Travis was right.  She had invented Ryan to be the man she wanted him to be, the man for whom she longed, never seeing him for who he really was.

She looked at Travis, realization shinning in her eyes. He leaned forward and said softly,

“If I say, I love you Bronwyn. Do I mean I love you in the same way as I love these mountains, or the smell of the earth after a good rain, or the way I love music? Do I love you because the way you look ignites a passion inside of me? Is my love for you only contingent on the way it affects me? How it makes me feel? If so, then I only truly love myself. And I only love and want you for how it affects me.”

He moved very close to her, his eyes reaching deep into her soul.

“Or do I love you, Bronwyn? Do I love the person who looks at me from those emerald green eyes? Do I love you despite the times you are angry and bitter and unlovely? Do I continue to love you although you freely gave your heart to another? Can I send you away knowing I will never experience you, but you, will experience all you’ve ever dreamed of? I can if my love is for you and not myself.”

She was silent, completely entranced in his words. The heat weakened her body. She wanted to cry, sob tears of regret of wasted time and loneliness.  Everything within her wanted to lean against his chest. She wanted him to wrap his arms around her and hold her under the moonlight. If only he would make the first move. If only he would offer.

They sat in silence for a few moments. Despite her inner urgings, she turned her body away from his and back to the water.

“True love is sacrifice,” he said.

-Denise Daisy (The Secrets of Moonshine)

Ÿ  “Tell your heart that the fear of suffering is worse than the suffering itself. And that no heart has ever suffered when it goes in search of its dreams, because every second of the search is a second’s encounter with God and with eternity.” Every second of the search is an encounter with God. When I have been truly searching for my treasure every day has been luminous, because I’ve known that every hour was a part of the dream that I would find it. When I have been truly searching for my treasure, I’ve discovered things along the way that I never would have seen had I not had the courage to try things that seemed impossible.
-The Alchemist

Ÿ  “Tell your heart that the fear of suffering is worse than the suffering itself. And that no heart has ever suffered when it goes in search of its dreams, because every second of the search is a second’s encounter with God and with eternity.” Every second of the search is an encounter with God. When I have been truly searching for my treasure every day has been luminous, because I’ve known that every hour was a part of the dream that I would find it. When I have been truly searching for my treasure, I’ve discovered things along the way that I never would have seen had I not had the courage to try things that seemed impossible.

-The Alchemist

Getting Lost

I have a reputation for getting lost. I’ve been lovingly nicknamed Wrong Way Denise and rightly so.  Friends suggested I invest in a GPS. I tried it once. I didn’t agree with the voice emanating from the little box .How could they know? Their direction didn’t seem right; so I turned them off and went my own route, much to the dismay of those carpooling with me.  It’s true, I usually arrive late, but boy do I have stories to tell when I get there.
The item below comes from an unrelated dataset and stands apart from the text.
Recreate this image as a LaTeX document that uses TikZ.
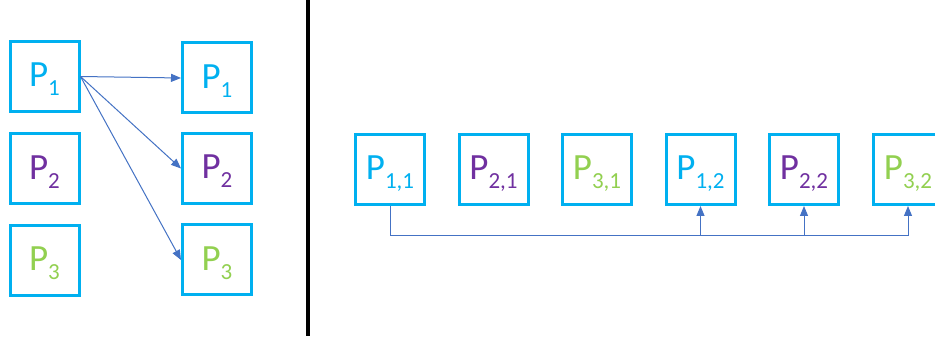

It’s no surprise then, that my favorite TV series of all time was LOST. I watched it faithfully right up to the bitter end. I won’t waste time telling you how I felt about the ending. Well maybe in another blog, but not now. Never the less, it was a great series, with a great story and most of all, memorable characters that became like family.
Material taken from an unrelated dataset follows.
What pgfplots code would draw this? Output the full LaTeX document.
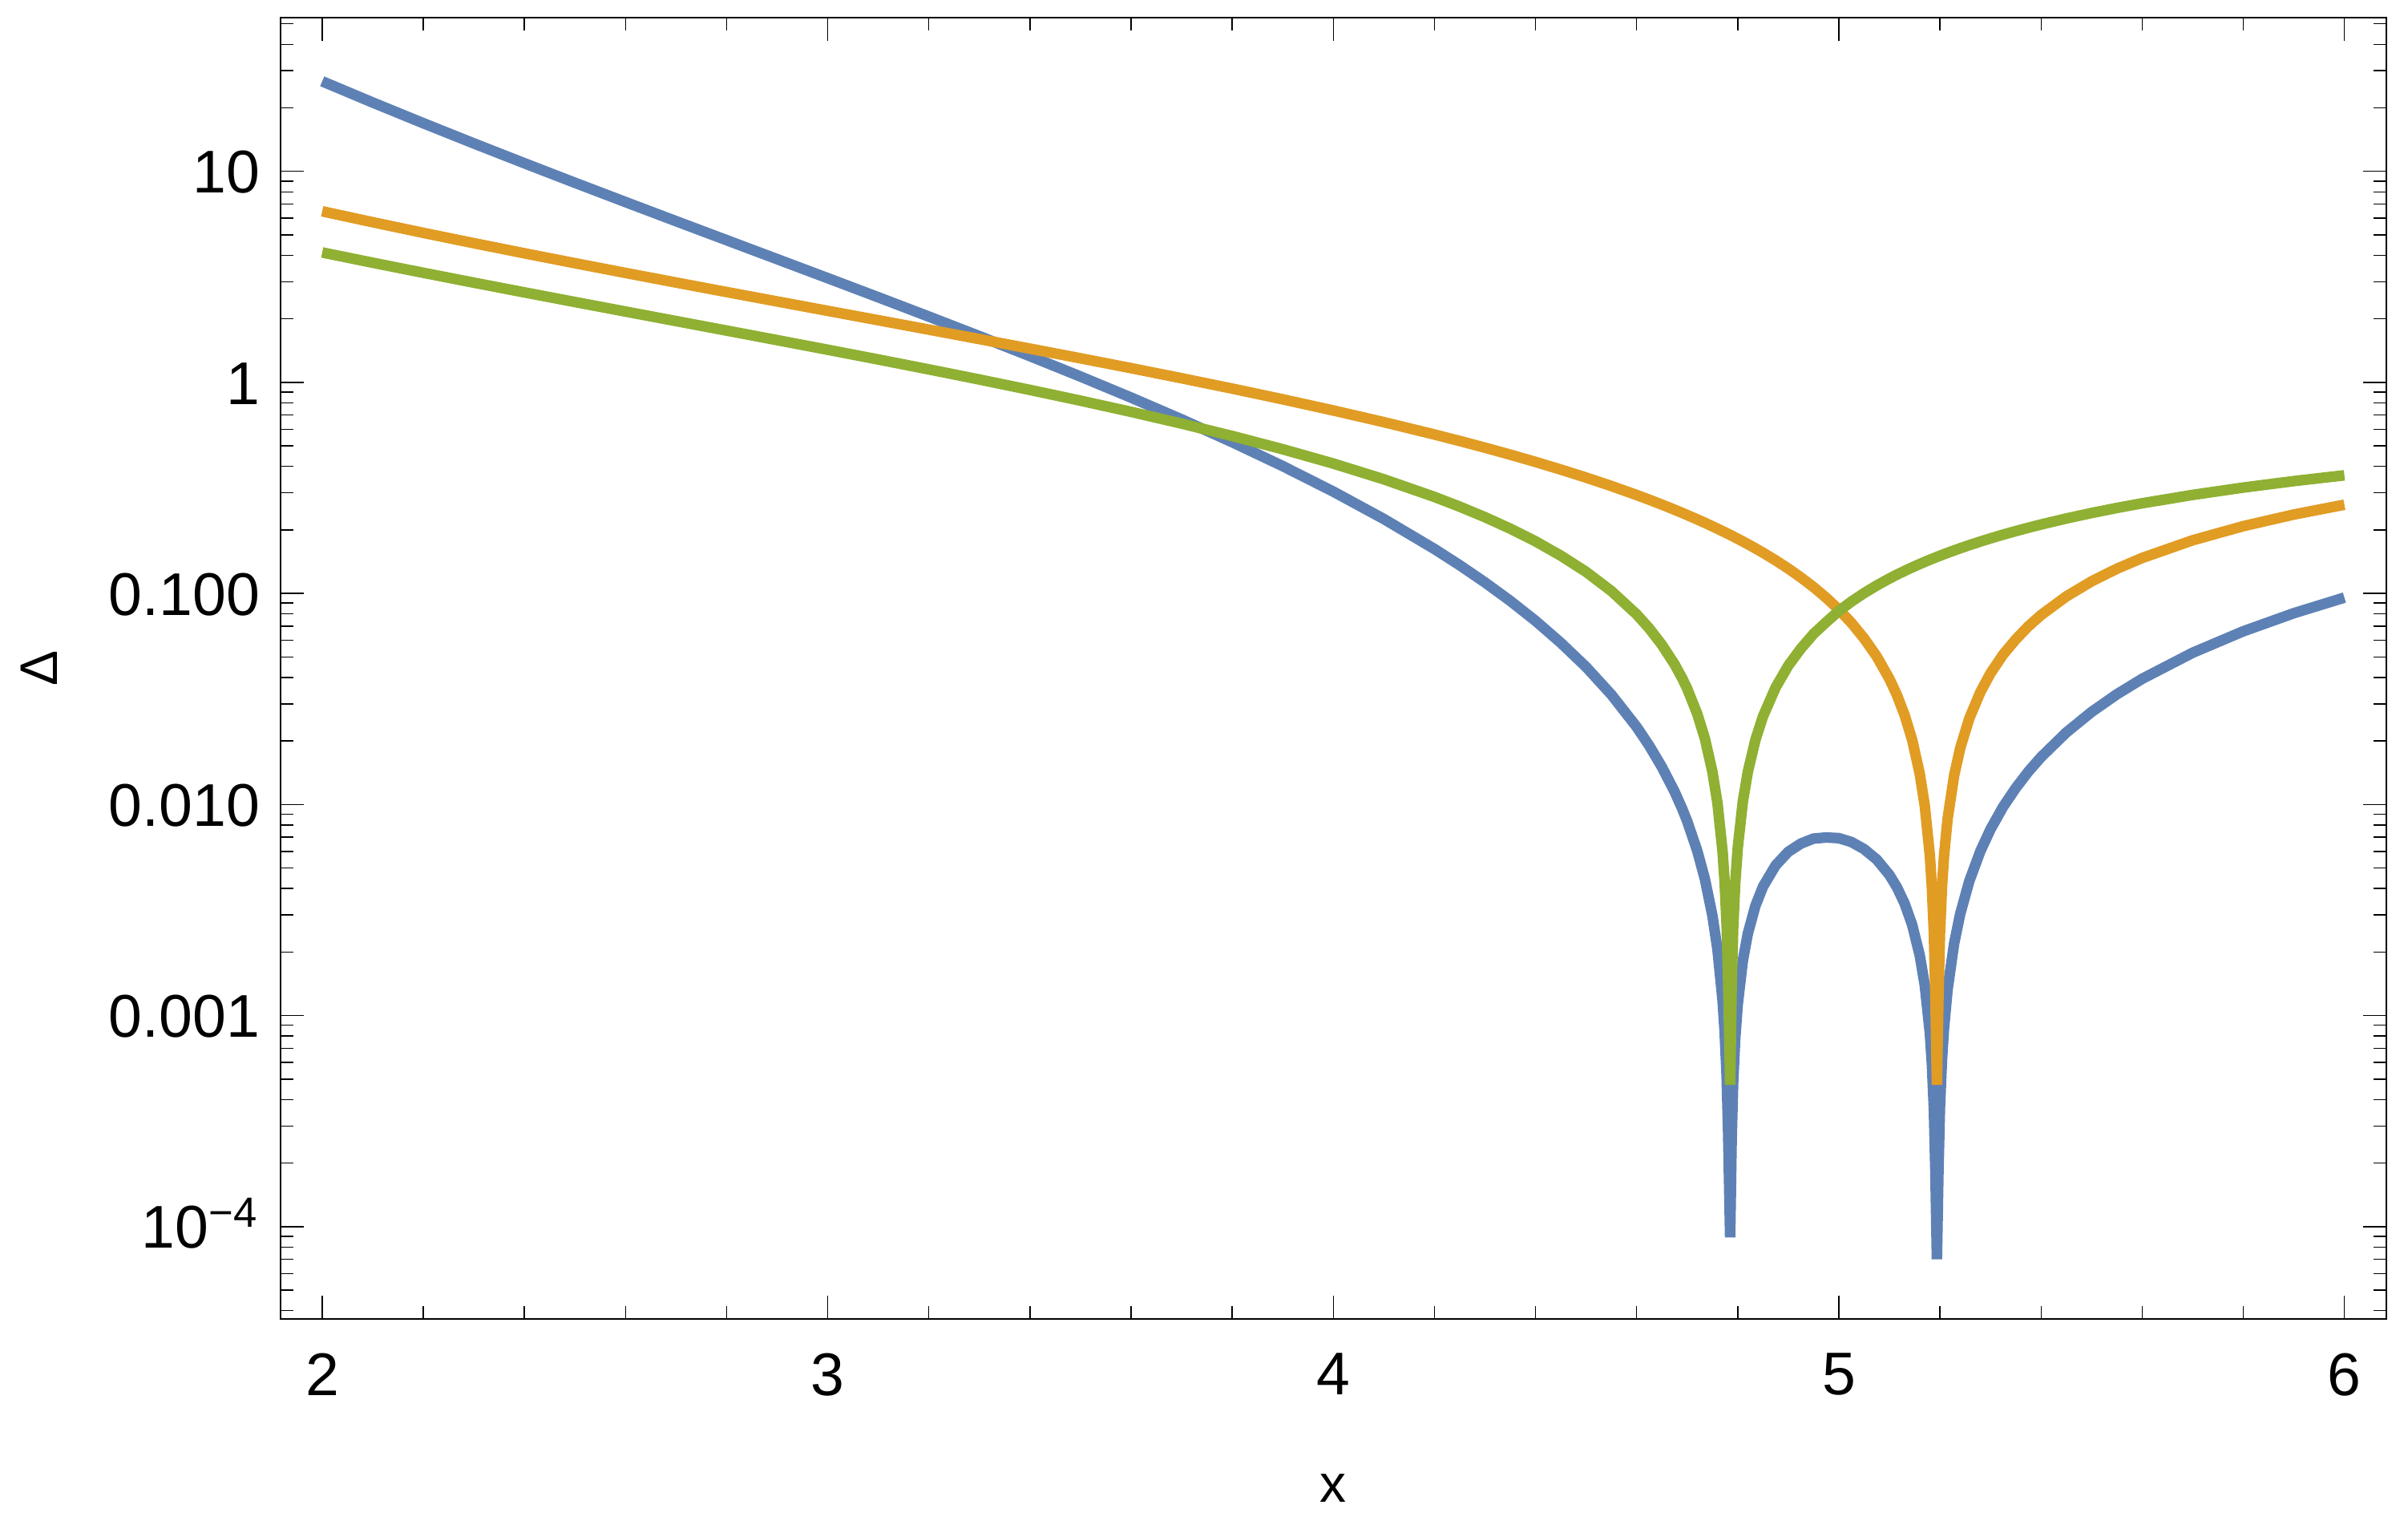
\documentclass[border=0pt]{standalone}
\usepackage{fontspec}
\setmainfont{Liberation Sans}
\usepackage{pgfplots}
\pgfplotsset{compat=1.18}
\usepackage{pgfplotstable}

\definecolor{mblue}{rgb}{0.368417,0.506779,0.709798}
\definecolor{morange}{rgb}{0.880722,0.611041,0.142051}
\definecolor{mgreen}{rgb}{0.560181,0.691569,0.194885}

% x, green, orange, blue (absolute values)
\pgfplotstableread{
x      g          o          b
2.0    4.1295     6.4704     26.72
2.1    3.6911     5.7421     21.195
2.2    3.3075     5.1139     16.914
2.3    2.9698     4.5683     13.567
2.4    2.6708     4.0915     10.928
2.5    2.4047     3.6726     8.8315
2.6    2.1669     3.3026     7.1563
2.7    1.9533     2.9741     5.8093
2.8    1.7608     2.6813     4.7213
2.9    1.5866     2.4192     3.8384
3.0    1.4285     2.1837     3.1194
3.1    1.2845     1.9714     2.5322
3.2    1.1529     1.7792     2.0512
3.3    1.0323     1.6048     1.6566
3.4    0.92154    1.4460     1.3326
3.5    0.81954    1.3011     1.0663
3.6    0.72539    1.1685     0.84762
3.7    0.63829    1.0468     0.66816
3.8    0.55753    0.93487    0.52122
3.9    0.48250    0.83173    0.40131
4.0    0.41269    0.73648    0.30394
4.1    0.34760    0.64835    0.22537
4.2    0.28681    0.56663    0.16252
4.25   0.25790    0.52796    0.13616
4.3    0.22992    0.49071    0.11282
4.35   0.20285    0.45477    0.092250
4.4    0.17663    0.42008    0.074199
4.45   0.15108    0.38644    0.058383
4.5    0.12665    0.35426    0.044867
4.55   0.10271    0.32298    0.033173
4.6    0.079655   0.29280    0.023323
4.625  0.068293   0.27810    0.018992
4.65   0.057085   0.26363    0.015049
4.675  0.046197   0.24939    0.011521
4.69   0.039696   0.24096    0.0095652
4.7    0.035424   0.23538    0.0083381
4.72   0.026857   0.22432    0.0060246
4.735  0.020537   0.21617    0.0044395
4.75   0.014261   0.20804    0.0029669
4.76   0.010110   0.20270    0.0020493
4.77   0.0059828  0.19727    0.0011802
4.774  0.0043386  0.19526    0.00084716
4.778  0.0026983  0.19305    0.00052091
4.781  0.0014704  0.19156    0.00028167
4.785  0.00047    0.1896     0.000089
4.788  0.0013859  0.18788    0.00026038
4.791  0.0026066  0.18627    0.00048553
4.795  0.0042307  0.18422    0.00077938
4.8    0.006228   0.18159    0.0011309
4.81   0.010287   0.17643    0.0018149
4.82   0.014295   0.17126    0.0024482
4.835  0.020258   0.16361    0.0033144
4.85   0.026175   0.15600    0.0040833
4.875  0.035888   0.14351    0.0051503
4.9    0.045520   0.13119    0.0059718
4.925  0.054849   0.11909    0.0065320
4.95   0.064349   0.10718    0.0068969
4.975  0.073145   0.095427   0.0069800
5.0    0.082632   0.083869   0.0069303
5.025  0.091599   0.072495   0.0066405
5.05   0.10043    0.061201   0.0061464
5.075  0.10914    0.050269   0.0054864
5.1    0.11773    0.039402   0.0046388
5.115  0.12283    0.032968   0.0040494
5.13   0.12788    0.026578   0.0033988
5.145  0.13290    0.020264   0.0026931
5.16   0.13787    0.013996   0.0019296
5.17   0.14117    0.0098500  0.0013905
5.18   0.14446    0.0057288  0.00082758
5.184  0.14575    0.0040872  0.00059571
5.188  0.14706    0.0024494  0.00036021
5.191  0.14803    0.0012236  0.00018113
5.194  0.1490     0.00047    0.000070
5.197  0.14997    0.0012214  0.00018317
5.2    0.15094    0.0024366  0.00036778
5.204  0.15223    0.0040628  0.00061848
5.208  0.15352    0.0056812  0.00087218
5.215  0.15577    0.0085039  0.0013247
5.228  0.15993    0.013714   0.0021933
5.24   0.16373    0.018485   0.0030266
5.258  0.16939    0.025582   0.0043333
5.28   0.17625    0.034126   0.0060147
5.3    0.18241    0.041870   0.0076375
5.325  0.19003    0.05137    0.0097618
5.35   0.19753    0.06061    0.011973
5.375  0.20494    0.069955   0.014337
5.4    0.21226    0.079060   0.016781
5.45   0.22662    0.096854   0.021949
5.5    0.24060    0.11417    0.027469
5.55   0.25425    0.13097    0.033299
5.6    0.26754    0.14732    0.039414
5.7    0.29316    0.17873    0.052397
5.8    0.31757    0.20845    0.066198
5.9    0.34081    0.23663    0.080647
6.0    0.36298    0.26337    0.095598
}\curves

\begin{document}
\begin{tikzpicture}
\useasboundingbox (-1.862cm,-1.312cm) rectangle (14.138cm,8.760cm);
\begin{axis}[
    at={(0,0)}, anchor=south west,
    width=13.994cm, height=8.644cm, scale only axis,
    ymode=log,
    xmin=1.917, xmax=6.083,
    ymin=3.66e-5, ymax=53.6,
    xtick={2,3,4,5,6},
    minor x tick num=4,
    ytick={1e-4,0.001,0.01,0.1,1,10},
    yticklabels={10\textsuperscript{−4},0.001,0.010,0.100,1,10},
    minor ytick={4e-5,5e-5,6e-5,7e-5,8e-5,9e-5,
                 2e-4,3e-4,4e-4,5e-4,6e-4,7e-4,8e-4,9e-4,
                 0.002,0.003,0.004,0.005,0.006,0.007,0.008,0.009,
                 0.02,0.03,0.04,0.05,0.06,0.07,0.08,0.09,
                 0.2,0.3,0.4,0.5,0.6,0.7,0.8,0.9,
                 2,3,4,5,6,7,8,9,20,30,40,50},
    tick pos=both,
    xticklabel pos=lower, yticklabel pos=left,
    tick align=inside,
    major tick length=0.155cm,
    minor tick length=0.085cm,
    tick style={black, line width=0.22pt},
    axis line style={black, line width=0.3pt},
    /pgf/number format/assume math mode=true,
    tick label style={font=\fontsize{11.4}{13.7}\selectfont},
    xticklabel style={inner sep=0pt, anchor=north, yshift=-0.2205cm},
    yticklabel style={inner sep=0pt, anchor=base east, xshift=-0.13cm, yshift=-4.1pt},
    label style={font=\fontsize{11.4}{13.7}\selectfont},
    xlabel={x},
    ylabel={Δ},
    every axis x label/.style={at={(axis description cs:0.5,-0.14105)}, anchor=base},
    every axis y label/.style={at={(axis description cs:-0.10604,0.5)}, anchor=base, rotate=90},
]
\addplot[mblue, line width=2pt, line join=bevel] table[x=x, y=b] {\curves};
\addplot[morange, line width=2pt, line join=bevel] table[x=x, y=o] {\curves};
\addplot[mgreen, line width=2pt, line join=bevel] table[x=x, y=g] {\curves};
\end{axis}
\end{tikzpicture}
\end{document}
I fell in love with John Locke. Not the romantic crush kind of love but a deep admiration and love for a real man with substance. I’d like to be lost with a man like him. He could kill a wild boar and make a cradle for a baby on the same day.  He had faith and belief that he was meant for something great. He embraced his hardship because he believed he had a purpose to fulfill. That’s why his mantra was, “Don’t tell me what I can’t do!” The first time he yelled that phrase, (Season 1 episode 4; Walkabout) I cried like a baby.

Why, because I dream of my own walkabout. Because I, like John Locke believe I have a purpose…a calling on my life and like him, I was told I was delusional.
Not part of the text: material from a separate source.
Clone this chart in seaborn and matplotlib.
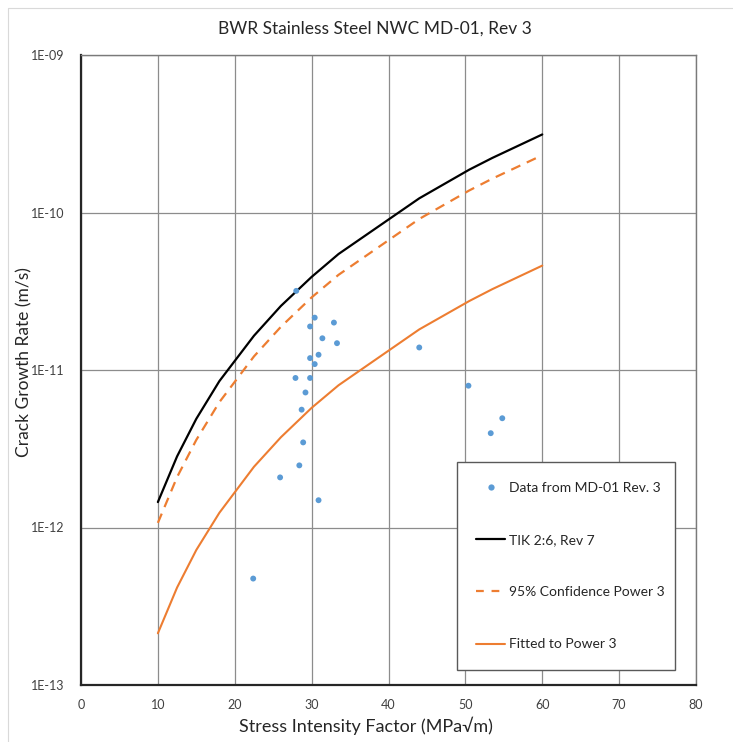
import matplotlib
matplotlib.use("Agg")
import matplotlib.pyplot as plt
import seaborn as sns
import pandas as pd
from matplotlib.lines import Line2D
from matplotlib.ticker import FixedLocator, FixedFormatter, NullLocator

# Measured crack growth rates, MD-01 Rev. 3
k_data = [28.0, 30.4, 32.9, 29.8, 31.4, 33.3, 29.8, 30.9, 30.4, 27.9, 29.8,
          29.2, 28.7, 28.9, 28.4, 25.9, 30.9, 22.4, 44.0, 50.4, 54.8, 53.3]
rate_data = [3.18e-11, 2.15e-11, 2.0e-11, 1.89e-11, 1.59e-11, 1.48e-11,
             1.19e-11, 1.25e-11, 1.09e-11, 8.9e-12, 8.9e-12, 7.2e-12,
             5.6e-12, 3.47e-12, 2.48e-12, 2.08e-12, 1.49e-12, 4.74e-13,
             1.39e-11, 7.95e-12, 4.94e-12, 3.97e-12]

# Reference curves
k_curve = [10, 12.5, 15, 18, 22.5, 26, 30, 33.5, 44, 50.5, 53.5, 60]
rate_tik = [1.45e-12, 2.83e-12, 4.9e-12, 8.5e-12, 1.65e-11, 2.55e-11,
            3.9e-11, 5.45e-11, 1.23e-10, 1.87e-10, 2.22e-10, 3.13e-10]
rate_conf95 = [1.07e-12, 2.09e-12, 3.6e-12, 6.25e-12, 1.22e-11, 1.88e-11,
               2.89e-11, 4.02e-11, 9.1e-11, 1.38e-10, 1.64e-10, 2.31e-10]
rate_fit = [2.13e-13, 4.16e-13, 7.2e-13, 1.24e-12, 2.43e-12, 3.74e-12,
            5.75e-12, 8.0e-12, 1.81e-11, 2.74e-11, 3.26e-11, 4.6e-11]

x_ticks = [0, 10, 20, 30, 40, 50, 60, 70, 80]
y_ticks = [1e-13, 1e-12, 1e-11, 1e-10, 1e-9]
y_tick_labels = ["1E-13", "1E-12", "1E-11", "1E-10", "1E-09"]

labels = ["Data from MD-01 Rev. 3", "TIK 2:6, Rev 7",
          "95% Confidence Power 3", "Fitted to Power 3"]

BLUE = "#5B9BD5"
ORANGE = "#ED7D31"
GRID = "#8C8C8C"
TEXT = "#262626"

sns.set_theme(style="white")
plt.rcParams["font.family"] = ["Lato", "DejaVu Sans"]

W, H = 733, 742
fig = plt.figure(figsize=(W / 100, H / 100), dpi=100)
ax = fig.add_axes([81 / W, 1 - 685 / H, (696 - 81) / W, (685 - 55) / H])

df_pts = pd.DataFrame({"K": k_data, "rate": rate_data})
df_tik = pd.DataFrame({"K": k_curve, "rate": rate_tik})
df_c95 = pd.DataFrame({"K": k_curve, "rate": rate_conf95})
df_fit = pd.DataFrame({"K": k_curve, "rate": rate_fit})

sns.lineplot(data=df_tik, x="K", y="rate", ax=ax, color="black", lw=1.6,
             sort=False, estimator=None, zorder=3)
sns.lineplot(data=df_c95, x="K", y="rate", ax=ax, color=ORANGE, lw=1.6,
             sort=False, estimator=None, zorder=3)
ax.lines[-1].set_dashes([4.5, 3.2])
sns.lineplot(data=df_fit, x="K", y="rate", ax=ax, color=ORANGE, lw=1.5,
             sort=False, estimator=None, zorder=3)
sns.scatterplot(data=df_pts, x="K", y="rate", ax=ax, color=BLUE, s=18,
                edgecolor="none", zorder=4)

ax.set_yscale("log")
ax.set_xlim(0, 80)
ax.set_ylim(1e-13, 1e-9)
ax.xaxis.set_major_locator(FixedLocator(x_ticks))
ax.yaxis.set_major_locator(FixedLocator(y_ticks))
ax.yaxis.set_major_formatter(FixedFormatter(y_tick_labels))
ax.yaxis.set_minor_locator(NullLocator())
ax.tick_params(axis="both", length=0, labelsize=9, colors="#404040")
ax.tick_params(axis="x", pad=10)
ax.tick_params(axis="y", pad=12)

ax.grid(True, which="major", color=GRID, lw=0.9)
ax.set_axisbelow(True)
for side in ("top", "right"):
    ax.spines[side].set_color("#7a7a7a")
    ax.spines[side].set_linewidth(1.0)
for side in ("left", "bottom"):
    ax.spines[side].set_color(TEXT)
    ax.spines[side].set_linewidth(1.6)

ax.set_xlabel("Stress Intensity Factor (MPa√m)", fontsize=13, color=TEXT)
ax.xaxis.set_label_coords((366 - 81) / 615, -(717 - 685) / 630)
ax.set_ylabel("Crack Growth Rate (m/s)", fontsize=12.5, color=TEXT)
ax.yaxis.set_label_coords((32 - 81) / 615, (685 - 362) / 630)
fig.text(375 / W, 1 - 29 / H, "BWR Stainless Steel NWC MD-01, Rev 3",
         fontsize=12.5, color=TEXT, ha="center", va="center")

handles = [
    Line2D([], [], ls="none", marker="o", ms=4.5, color=BLUE, mec="none"),
    Line2D([], [], color="black", lw=1.6),
    Line2D([], [], color=ORANGE, lw=1.6, dashes=[3.5, 3.5]),
    Line2D([], [], color=ORANGE, lw=1.5),
]
leg = ax.legend(handles, labels, loc="lower left",
                bbox_to_anchor=(0.611, 0.024, 0.355, 0.33), mode="expand",
                fontsize=10, frameon=True, fancybox=False, framealpha=1,
                edgecolor="#595959", labelspacing=2.9, borderpad=1.4,
                handlelength=2.1, handletextpad=0.25, borderaxespad=0)
leg.get_frame().set_linewidth(1.0)
for t in leg.get_texts():
    t.set_color(TEXT)

# chart-area border
fig.add_artist(Line2D([8 / W, 8 / W, 1], [0, 1 - 8 / H, 1 - 8 / H],
                      transform=fig.transFigure, color="#d9d9d9", lw=0.8))

fig.savefig("out.png", dpi=100)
             They (I will protect their identity) said I was delusional because I wanted to write books. They told me in light of the college education I never received, that I couldn’t do it. They said I would need to go back to school first and take English and writing courses and maybe….I could write a novel. They said the market was too competitive and I was a nobody, and would never be heard. Their advice was to go back to the hair salon and continue my career as a hairdresser because that was my future.

              How could they know? Their directions didn’t seem right so I turned them off and went my own way because I believe some things can’t be taught. You can sit in a class and learn story structure but no one can teach you how to dream one up. So, I adopted John’s mantra and yelled, “Don’t tell me what I can’t do!”

So guess what? I wrote a book, a great book. It’s about someone getting lost and ending up in a peculiar town hidden deep in the Appalachians. It’s creepy and exciting and everyone who reads it says they lose all track of time because they can’t put it down.

I was told not to self-publish; so I turned the box off again and put my story up as an ebook because I wanted to share it, like the creators of LOST shared their story with me. I must have done something right because in less than three months over a thousand people read it.

So what can I say? I enjoy getting lost because it’s then that I discover new ground and in so doing I discover something about myself. Just like Bronwyn in my book The Secrets of Moonshine. Her bus breaks down on the side of a forgotten highway and when she goes looking for help she stumbles upon the mysterious town of Moonshine. There she makes a startling discovery and unearths cryptic secrets the town’s kept hidden for over two hundred years. If you like LOST or John Locke, you should read it. I hope JJ Abrahams reads it and plans on making it his next big series. I’d like John Locke to have a part. While we were filming we could get to know each other better and maybe we could play a game of backgammon and he could tell me the secret he told Walt that day on the beach and when he is finished I will tell him The Secrets of Moonshine.